/---

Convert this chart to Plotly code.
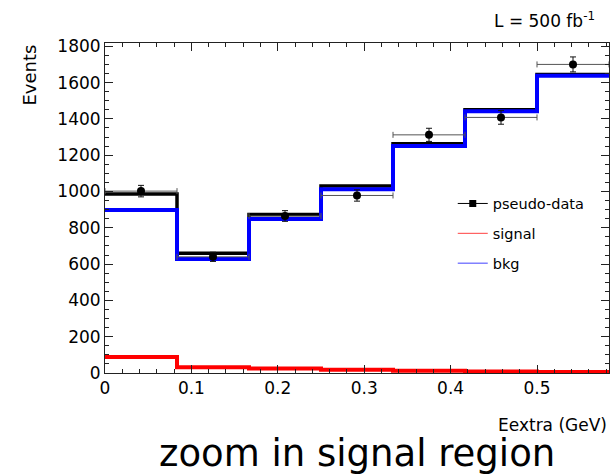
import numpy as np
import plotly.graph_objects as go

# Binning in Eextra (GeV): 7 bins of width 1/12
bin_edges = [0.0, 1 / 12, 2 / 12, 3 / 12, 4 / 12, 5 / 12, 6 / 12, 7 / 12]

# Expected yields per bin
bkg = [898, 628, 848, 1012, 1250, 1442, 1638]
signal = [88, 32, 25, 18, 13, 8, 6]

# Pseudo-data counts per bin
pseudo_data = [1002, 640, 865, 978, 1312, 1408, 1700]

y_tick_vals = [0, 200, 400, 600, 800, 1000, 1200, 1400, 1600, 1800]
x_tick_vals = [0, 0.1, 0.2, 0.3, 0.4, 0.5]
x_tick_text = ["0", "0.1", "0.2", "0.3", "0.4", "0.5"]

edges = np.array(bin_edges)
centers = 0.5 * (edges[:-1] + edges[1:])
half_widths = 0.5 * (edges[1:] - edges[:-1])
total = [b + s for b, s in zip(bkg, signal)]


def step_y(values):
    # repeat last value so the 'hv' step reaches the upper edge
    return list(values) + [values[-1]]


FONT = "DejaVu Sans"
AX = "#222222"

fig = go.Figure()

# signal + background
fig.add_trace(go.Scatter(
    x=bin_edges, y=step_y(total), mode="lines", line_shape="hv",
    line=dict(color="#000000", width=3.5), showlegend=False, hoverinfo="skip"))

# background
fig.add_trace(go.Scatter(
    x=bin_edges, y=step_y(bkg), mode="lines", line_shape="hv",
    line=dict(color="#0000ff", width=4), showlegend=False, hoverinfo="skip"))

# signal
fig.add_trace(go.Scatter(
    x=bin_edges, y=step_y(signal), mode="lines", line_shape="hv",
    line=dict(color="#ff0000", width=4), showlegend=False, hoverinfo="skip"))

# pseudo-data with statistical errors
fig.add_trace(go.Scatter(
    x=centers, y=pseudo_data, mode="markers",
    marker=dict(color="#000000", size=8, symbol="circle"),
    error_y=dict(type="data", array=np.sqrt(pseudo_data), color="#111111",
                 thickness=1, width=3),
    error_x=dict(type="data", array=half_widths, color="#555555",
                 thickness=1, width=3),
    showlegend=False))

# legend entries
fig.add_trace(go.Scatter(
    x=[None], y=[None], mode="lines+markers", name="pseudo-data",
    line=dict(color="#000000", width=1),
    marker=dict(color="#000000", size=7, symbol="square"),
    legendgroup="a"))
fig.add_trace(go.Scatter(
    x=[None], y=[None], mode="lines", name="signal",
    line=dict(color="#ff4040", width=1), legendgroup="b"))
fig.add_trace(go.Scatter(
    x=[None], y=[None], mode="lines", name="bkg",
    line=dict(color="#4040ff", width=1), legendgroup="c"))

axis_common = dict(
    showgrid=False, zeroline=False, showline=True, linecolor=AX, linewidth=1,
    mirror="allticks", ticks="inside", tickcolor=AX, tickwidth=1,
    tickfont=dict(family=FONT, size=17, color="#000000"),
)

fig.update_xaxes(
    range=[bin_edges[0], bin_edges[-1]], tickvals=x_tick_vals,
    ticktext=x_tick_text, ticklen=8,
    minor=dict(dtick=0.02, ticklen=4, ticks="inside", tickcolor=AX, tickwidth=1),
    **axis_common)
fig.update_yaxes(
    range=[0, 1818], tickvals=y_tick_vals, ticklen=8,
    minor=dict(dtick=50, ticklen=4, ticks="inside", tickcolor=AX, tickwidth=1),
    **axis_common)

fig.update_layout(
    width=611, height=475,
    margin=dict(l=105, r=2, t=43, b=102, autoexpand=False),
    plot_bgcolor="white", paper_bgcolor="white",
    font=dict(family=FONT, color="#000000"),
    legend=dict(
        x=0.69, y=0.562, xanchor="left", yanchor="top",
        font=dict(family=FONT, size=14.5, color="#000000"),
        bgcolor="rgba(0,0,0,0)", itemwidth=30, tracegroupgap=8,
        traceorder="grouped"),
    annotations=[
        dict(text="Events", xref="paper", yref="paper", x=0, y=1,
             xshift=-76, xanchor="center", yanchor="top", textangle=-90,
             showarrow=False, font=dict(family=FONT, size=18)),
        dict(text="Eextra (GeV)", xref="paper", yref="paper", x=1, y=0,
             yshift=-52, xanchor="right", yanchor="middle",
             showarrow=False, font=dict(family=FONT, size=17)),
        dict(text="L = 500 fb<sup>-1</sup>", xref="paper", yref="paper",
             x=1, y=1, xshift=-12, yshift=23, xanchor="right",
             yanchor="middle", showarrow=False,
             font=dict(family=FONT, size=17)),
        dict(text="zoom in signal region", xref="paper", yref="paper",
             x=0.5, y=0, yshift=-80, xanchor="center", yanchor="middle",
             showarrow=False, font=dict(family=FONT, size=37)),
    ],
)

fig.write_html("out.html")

\---

--- EXERCISE BRIEF ---
Return, unchanged, the lines from the first line of the material through the line that holds "signal = [88, 32, 25, 18, 13, 8, 6]", inclusive, omitting pictures.

--- EXPECTED ANSWER ---
Convert this chart to Plotly code.
import numpy as np
import plotly.graph_objects as go

# Binning in Eextra (GeV): 7 bins of width 1/12
bin_edges = [0.0, 1 / 12, 2 / 12, 3 / 12, 4 / 12, 5 / 12, 6 / 12, 7 / 12]

# Expected yields per bin
bkg = [898, 628, 848, 1012, 1250, 1442, 1638]
signal = [88, 32, 25, 18, 13, 8, 6]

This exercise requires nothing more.